Conversely, others highlight bearish sentiment, as reflected by the Fear & Greed index reading of 28, suggesting a persistent mood of fear that usually precedes further declines before the market stabilizes.
This divergence in outlook holds significance, as Hyperliquid serves as a high-beta indicator for derivatives trading infrastructure, and its movements often reflect broader market risk appetite.
Regulatory Steps Forward, Market Steps Back
Amid price declines, regulatory clarity is beginning to take shape. The US FDIC plans to release its first GENIUS Act stablecoin guidelines this month, a change that could redefine how digital currencies interact with traditional financial systems. Additionally, Vanguard has cautiously embraced crypto exposure, permitting it solely through ETFs, thus acknowledging client demand while trying to manage associated risks.
On the enforcement front, Europol’s seizure of €25 million and 12TB of data from a Cryptomixer highlights regulators’ ongoing efforts to dismantle illicit financial activities. Furthermore, Fed Governor Bowman called for stricter stablecoin regulations, indicating that as the digital asset space grows, regulatory scrutiny is likely to intensify.
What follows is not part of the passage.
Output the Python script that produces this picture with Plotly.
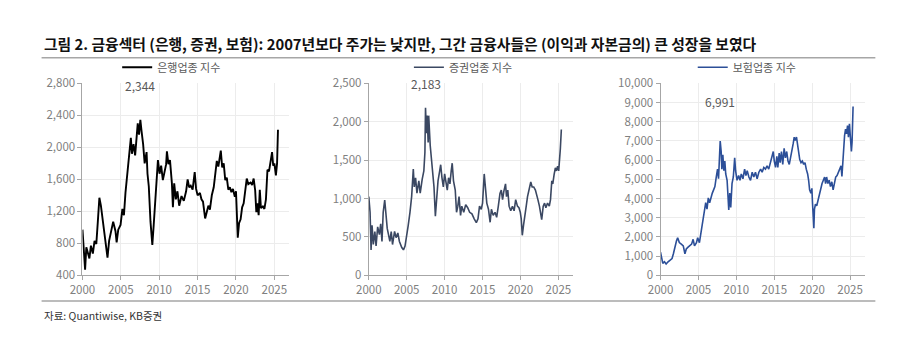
import plotly.graph_objects as go

# ---------------- data ----------------
bank_years = [2000.00, 2000.17, 2000.34, 2000.50, 2000.70, 2000.90, 2001.10, 2001.35, 2001.57, 2001.80,
              2002.00, 2002.20, 2002.40, 2002.60, 2002.85, 2003.05, 2003.26, 2003.47, 2003.77, 2004.00,
              2004.30, 2004.45, 2004.66, 2004.96, 2005.20, 2005.40, 2005.60, 2005.93, 2006.10, 2006.30,
              2006.44, 2006.65, 2006.86, 2007.08, 2007.20, 2007.37, 2007.54, 2007.70, 2007.90, 2008.10,
              2008.35, 2008.47, 2008.64, 2008.86, 2009.00, 2009.10, 2009.28, 2009.50, 2009.70, 2009.83,
              2010.04, 2010.25, 2010.47, 2010.70, 2010.90, 2011.00, 2011.20, 2011.40, 2011.65, 2011.78,
              2011.95, 2012.16, 2012.37, 2012.60, 2012.90, 2013.20, 2013.50, 2013.70, 2013.90, 2014.10,
              2014.35, 2014.62, 2014.80, 2015.00, 2015.30, 2015.50, 2015.70, 2015.98, 2016.20, 2016.40,
              2016.60, 2016.85, 2017.10, 2017.35, 2017.50, 2017.70, 2018.02, 2018.20, 2018.40, 2018.60,
              2018.80, 2019.00, 2019.20, 2019.40, 2019.60, 2019.85, 2020.00, 2020.23, 2020.40, 2020.60,
              2020.80, 2021.00, 2021.20, 2021.40, 2021.60, 2021.90, 2022.10, 2022.30, 2022.50, 2022.65,
              2022.80, 2022.95, 2023.10, 2023.25, 2023.50, 2023.70, 2023.90, 2024.10, 2024.30, 2024.50,
              2024.70, 2024.85, 2025.00, 2025.20, 2025.35, 2025.47]
bank_vals = [970, 707, 470, 750, 690, 610, 770, 670, 830, 790,
             1070, 1370, 1270, 1110, 870, 750, 620, 830, 990, 1070,
             950, 810, 970, 1030, 1230, 1150, 1430, 1800, 1880, 2120,
             1920, 2040, 1900, 2200, 2300, 2160, 2344, 2200, 2040, 1800,
             1940, 1670, 1510, 1070, 910, 780, 1030, 1350, 1750, 1840,
             1670, 1770, 1590, 1710, 1790, 1950, 1790, 1840, 1550, 1250,
             1550, 1350, 1450, 1270, 1390, 1330, 1450, 1600, 1500, 1520,
             1470, 1690, 1480, 1400, 1430, 1350, 1320, 1110, 1200, 1270,
             1220, 1400, 1500, 1710, 1830, 1760, 1960, 1750, 1800, 1590,
             1620, 1470, 1500, 1440, 1480, 1380, 1450, 870, 1050, 1100,
             1250, 1300, 1500, 1610, 1540, 1560, 1530, 1610, 1460, 1190,
             1300, 1150, 1470, 1240, 1260, 1230, 1350, 1720, 1700, 1840,
             1940, 1770, 1800, 1650, 1800, 2220]

sec_years = [2000.00, 2000.17, 2000.30, 2000.43, 2000.60, 2000.80, 2000.96, 2001.17, 2001.40, 2001.57,
             2001.74, 2001.90, 2002.10, 2002.26, 2002.43, 2002.60, 2002.78, 2002.96, 2003.13, 2003.40,
             2003.60, 2003.83, 2004.04, 2004.35, 2004.57, 2004.78, 2005.04, 2005.20, 2005.43, 2005.65,
             2005.87, 2006.00, 2006.17, 2006.35, 2006.60, 2006.78, 2007.04, 2007.26, 2007.40, 2007.48,
             2007.60, 2007.70, 2007.83, 2007.90, 2008.10, 2008.26, 2008.43, 2008.60, 2008.78, 2008.96,
             2009.13, 2009.35, 2009.48, 2009.65, 2009.83, 2010.00, 2010.17, 2010.35, 2010.52, 2010.70,
             2010.87, 2011.00, 2011.17, 2011.40, 2011.57, 2011.74, 2011.90, 2012.10, 2012.26, 2012.52,
             2012.78, 2013.04, 2013.30, 2013.60, 2013.90, 2014.18, 2014.40, 2014.60, 2014.83, 2015.00,
             2015.22, 2015.35, 2015.56, 2015.78, 2016.00, 2016.17, 2016.40, 2016.65, 2016.86, 2017.08,
             2017.30, 2017.47, 2017.64, 2017.80, 2018.03, 2018.16, 2018.33, 2018.50, 2018.72, 2018.94,
             2019.16, 2019.37, 2019.60, 2019.80, 2019.98, 2020.10, 2020.24, 2020.40, 2020.58, 2020.76,
             2020.93, 2021.10, 2021.36, 2021.54, 2021.75, 2021.97, 2022.14, 2022.30, 2022.50, 2022.66,
             2022.80, 2023.00, 2023.18, 2023.35, 2023.57, 2023.80, 2023.96, 2024.13, 2024.26, 2024.44,
             2024.60, 2024.74, 2024.90, 2025.04, 2025.17, 2025.26, 2025.39]
sec_vals = [1025, 820, 330, 650, 400, 570, 380, 630, 530, 670,
            440, 820, 980, 780, 610, 530, 440, 570, 400, 570,
            490, 550, 440, 360, 330, 380, 530, 650, 820, 1025,
            1385, 1150, 1270, 1070, 1230, 1070, 1250, 1360, 1600, 2183,
            1850, 2080, 1730, 2080, 1690, 1480, 1380, 1150, 770, 980,
            1230, 1360, 1440, 1270, 1150, 1320, 1230, 1110, 1270, 1190,
            1360, 1460, 1230, 1110, 820, 900, 1025, 780, 900, 820,
            920, 880, 820, 800, 735, 685, 735, 900, 860, 940,
            1320, 1190, 940, 860, 690, 860, 780, 820, 755, 900,
            1065, 1110, 985, 1090, 1190, 1025, 1110, 900, 840, 900,
            840, 985, 900, 880, 820, 735, 520, 650, 820, 900,
            1025, 1090, 1215, 1150, 1150, 1110, 1025, 985, 900, 820,
            725, 900, 940, 880, 940, 900, 985, 1230, 1190, 1315,
            1400, 1360, 1420, 1360, 1480, 1650, 1900]

ins_years = [2000.00, 2000.13, 2000.30, 2000.52, 2000.74, 2001.00, 2001.26, 2001.52, 2001.70, 2001.87,
             2002.10, 2002.26, 2002.48, 2002.74, 2003.00, 2003.22, 2003.40, 2003.60, 2003.87, 2004.10,
             2004.30, 2004.48, 2004.74, 2004.90, 2005.13, 2005.30, 2005.48, 2005.65, 2005.83, 2005.96,
             2006.13, 2006.30, 2006.48, 2006.65, 2006.83, 2007.00, 2007.17, 2007.35, 2007.52, 2007.65,
             2007.78, 2007.87, 2008.00, 2008.09, 2008.22, 2008.35, 2008.48, 2008.60, 2008.78, 2008.91,
             2009.00, 2009.13, 2009.26, 2009.43, 2009.60, 2009.78, 2009.90, 2010.09, 2010.30, 2010.48,
             2010.65, 2010.87, 2011.09, 2011.26, 2011.43, 2011.65, 2011.87, 2012.09, 2012.30, 2012.52,
             2012.74, 2012.97, 2013.20, 2013.40, 2013.62, 2013.84, 2014.05, 2014.27, 2014.48, 2014.70,
             2014.87, 2015.00, 2015.17, 2015.34, 2015.47, 2015.65, 2015.78, 2015.95, 2016.12, 2016.30,
             2016.47, 2016.64, 2016.81, 2016.98, 2017.16, 2017.33, 2017.50, 2017.63, 2017.76, 2017.93,
             2018.06, 2018.19, 2018.36, 2018.53, 2018.70, 2018.88, 2019.05, 2019.22, 2019.40, 2019.53,
             2019.66, 2019.83, 2019.96, 2020.04, 2020.13, 2020.22, 2020.30, 2020.43, 2020.60, 2020.78,
             2020.95, 2021.12, 2021.30, 2021.47, 2021.64, 2021.77, 2021.90, 2022.07, 2022.24, 2022.41,
             2022.59, 2022.76, 2022.93, 2023.10, 2023.28, 2023.45, 2023.62, 2023.80, 2023.92, 2024.05,
             2024.14, 2024.27, 2024.40, 2024.53, 2024.66, 2024.78, 2024.91, 2025.04, 2025.17, 2025.26,
             2025.39]
ins_vals = [1200, 870, 620, 700, 580, 700, 780, 870, 1120, 1450,
            1780, 1950, 1700, 1620, 1530, 1120, 1370, 1450, 1530, 1620,
            1870, 1530, 1700, 1950, 1700, 2120, 2620, 2950, 3530, 3780,
            3450, 4030, 3780, 4120, 4280, 4450, 4620, 5120, 5530, 5030,
            5950, 6991, 6450, 5530, 6280, 5450, 5950, 5280, 4950, 3620,
            3400, 4280, 3530, 4780, 5120, 6120, 5450, 4950, 5200, 4950,
            5280, 5030, 5530, 5200, 5450, 5120, 4950, 5370, 5120, 5370,
            5030, 5370, 5530, 5370, 5620, 5530, 5700, 5530, 5870, 6120,
            6450, 5950, 5620, 6200, 5620, 6370, 5870, 6450, 5780, 6620,
            6120, 6450, 5950, 5780, 6120, 6370, 6870, 7200, 7030, 7200,
            6780, 6620, 6030, 5870, 5950, 5780, 5870, 5530, 5280, 4950,
            4450, 4280, 4530, 3780, 3280, 2450, 3450, 3700, 3620, 3950,
            4120, 4450, 4780, 4950, 5120, 4780, 5120, 4780, 4950, 4620,
            4870, 4450, 4870, 5120, 5200, 5370, 5530, 5700, 5150, 6120,
            7030, 7280, 7620, 7370, 7800, 7200, 7900, 7120, 6450, 6950,
            8800]

names = ["은행업종 지수", "증권업종 지수", "보험업종 지수"]
peak_labels = ["2,344", "2,183", "6,991"]
peak_years = [2007.54, 2007.48, 2007.87]
peak_vals = [2344, 2183, 6991]
x_ticks = [2000, 2005, 2010, 2015, 2020, 2025]
y_ranges = [[400, 2800], [0, 2500], [0, 10000]]
y_dticks = [400, 500, 1000]
title_text = "그림 2. 금융섹터 (은행, 증권, 보험): 2007년보다 주가는 낮지만, 그간 금융사들은 (이익과 자본금의) 큰 성장을 보였다"
source_text = "자료: Quantiwise, KB증권"

# ---------------- styling ----------------
W, H = 900, 349
FONT = "Noto Sans CJK KR"
colors = ["#000000", "#3b4862", "#2c4f98"]
widths = [1.9, 1.6, 1.6]
x_domains = [[70.5 / W, 280 / W], [361 / W, 568 / W], [657 / W, 864 / W]]
y_domain = [(H - 279) / H, (H - 78) / H]
legend_centers = [161 / W, 457 / W, 745 / W]
peak_offsets = [-34, -24, -40]


def py(p):
    return (H - p) / H


fig = go.Figure()
series = [(bank_years, bank_vals), (sec_years, sec_vals), (ins_years, ins_vals)]
legend_keys = ["legend", "legend2", "legend3"]

for i, (xs, ys) in enumerate(series):
    sfx = "" if i == 0 else str(i + 1)
    fig.add_trace(go.Scatter(
        x=xs, y=ys, mode="lines", name=names[i],
        line=dict(color=colors[i], width=widths[i]),
        xaxis="x" + sfx, yaxis="y" + sfx,
        legend=legend_keys[i], showlegend=True,
    ))
    common = dict(
        showline=True, linecolor="#a6a6a6", linewidth=1,
        showgrid=True, gridcolor="#ececec", gridwidth=1,
        ticks="outside", ticklen=4, tickcolor="#a6a6a6",
        tickfont=dict(family=FONT, size=11.5, color="#808080"),
        zeroline=False, fixedrange=True,
    )
    fig.update_layout({
        "xaxis" + sfx: dict(domain=x_domains[i], range=[2000, 2026.9], tickvals=x_ticks,
                            anchor="y" + sfx, **common),
        "yaxis" + sfx: dict(domain=y_domain, range=y_ranges[i], dtick=y_dticks[i],
                            tickformat=",", anchor="x" + sfx, **common),
        legend_keys[i]: dict(
            x=legend_centers[i], y=py(61),
            xanchor="center", yanchor="middle", orientation="h",
            font=dict(family=FONT, size=11, color="#595959"),
            bgcolor="rgba(0,0,0,0)", itemwidth=30,
        ),
    })
    fig.add_annotation(
        x=peak_years[i], y=peak_vals[i], xref="x" + sfx, yref="y" + sfx,
        text=peak_labels[i], showarrow=False, yshift=-peak_offsets[i],
        font=dict(family=FONT, size=12, color="#595959"),
    )

# title, separators, source
fig.add_annotation(x=29 / W, y=py(36), xref="paper", yref="paper", xanchor="left", yanchor="middle",
                   text="<b>" + title_text + "</b>", showarrow=False,
                   font=dict(family=FONT, size=14.8, color="#111111"))
fig.add_shape(type="line", xref="paper", yref="paper", x0=29 / W, x1=875 / W, y0=py(51), y1=py(51),
              line=dict(color="#a6a6a6", width=1.5))
fig.add_shape(type="line", xref="paper", yref="paper", x0=29 / W, x1=875 / W, y0=py(306), y1=py(306),
              line=dict(color="#a6a6a6", width=1.5))
fig.add_annotation(x=29 / W, y=py(321), xref="paper", yref="paper", xanchor="left", yanchor="middle",
                   text=source_text, showarrow=False,
                   font=dict(family=FONT, size=10.5, color="#333333"))

fig.update_layout(
    width=W, height=H, autosize=False,
    margin=dict(l=0, r=0, t=0, b=0),
    paper_bgcolor="white", plot_bgcolor="white",
    font=dict(family=FONT),
)

fig.write_html("out.html", config={"displayModeBar": False})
The Bright Spots Amid the Selloff
Not all indicators are pointing downward. Notably, BlackRock’s Bitcoin ETF has emerged as its most profitable product line, a remarkable turnaround for a product that was relatively obscure just months prior. This development suggests that despite temporary price pressures, structural demand from institutional investors remains robust.
Similarly, the first US Chainlink ETF has won approval from NYSE Arca, diversifying the landscape for regulated crypto exposure and easing entry for more cautious institutional players.
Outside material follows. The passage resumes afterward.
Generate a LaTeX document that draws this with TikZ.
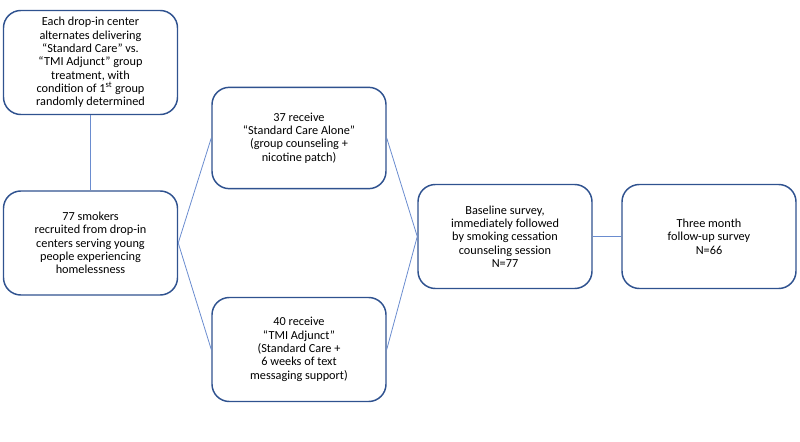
\documentclass[tikz,border=0pt]{standalone}
\usepackage{fontspec}
\setmainfont{Carlito}
\usetikzlibrary{positioning}
\definecolor{boxblue}{HTML}{2F528F}
\definecolor{lineblue}{HTML}{6A8CCF}
\tikzset{
  stagebox/.style={draw=boxblue,line width=1.1pt,rounded corners=13pt,align=center,
    minimum width=130.5pt,minimum height=78pt,inner sep=2pt,font=\fontsize{9.2}{10}\selectfont},
  link/.style={draw=lineblue,line width=0.6pt}
}
\begin{document}
\begin{tikzpicture}[x=0.75pt,y=-0.75pt]
        \useasboundingbox (0,0) rectangle (800,442);
        \node[stagebox] (assign) at (90.5,62.5) {Each drop-in center\\alternates delivering\\``Standard Care'' vs.\\``TMI Adjunct'' group\\treatment, with\\condition of 1\textsuperscript{st} group\\randomly determined};
        \node[stagebox] (recruit) at (90.5,243) {77 smokers\\recruited from drop-in\\centers serving young\\people experiencing\\homelessness};
        \node[stagebox,minimum height=76pt] (standard) at (299,138) {37 receive\\``Standard Care Alone''\\(group counseling +\\nicotine patch)};
        \node[stagebox] (adjunct) at (299,349.5) {40 receive\\``TMI Adjunct''\\(Standard Care +\\6 weeks of text\\messaging support)};
        \node[stagebox] (baseline) at (505,236.5) {Baseline survey,\\immediately followed\\by smoking cessation\\counseling session\\N=77};
        \node[stagebox] (followup) at (709,236.5) {Three month\\follow-up survey\\N=66};
        % connectors
        \draw[link] (assign) -- (recruit);
        \draw[link] (recruit.east) -- (standard.west);
        \draw[link] (recruit.east) -- (adjunct.west);
        \draw[link] (standard.east) -- (baseline.west);
        \draw[link] (adjunct.east) -- (baseline.west);
        \draw[link] (baseline) -- (followup);
      \end{tikzpicture}
\end{document}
In another sign of confidence, BitMine has begun accumulating Ethereum, adding 7,080 ETH as the token hovers below $2,900. The motivation behind this move—whether it reflects strong conviction or opportunistic positioning—remains to be seen, but indicates that some market participants view current price levels as an attractive entry point.
Looking Ahead: December’s Real Test
The unfolding narrative for December will depend heavily on macroeconomic developments. If the Bank of Japan’s policy shift proves temporary, or if inflation figures come in softer than anticipated, risk appetite might rebound aggressively—historically, early buyers in December have been rewarded for accumulating during downturns.
Conversely, if macro conditions deteriorate and central bank measures fall short, further market compression could be in store. Monitoring technical support levels is crucial:
- Hyperliquid has key support around $28.39
- Ethereum is testing critical levels near $2,800
- Bitcoin’s deteriorating technical indicators suggest it may face additional downward pressure before finding its footing
Practical Takeaways for Traders
This isn’t 2024’s buoyant risk environment. The market is currently testing the conviction of participants amid heightened uncertainty. Positions established now might endure volatility before any sustainable rally takes hold.
Historical December patterns suggest patience pays. Those who have succeeded in previous Decembers typically favored a long-term strategy rather than quick trades.
Watch macro catalysts closely. The Bank of Japan’s policy trajectory, Fed liquidity measures, and inflation data will drive risk appetite more than technical levels in the near term.
Token unlock calendars matter. Hyperliquid’s experience demonstrates how supply events can overwhelm demand, particularly in risk-off environments.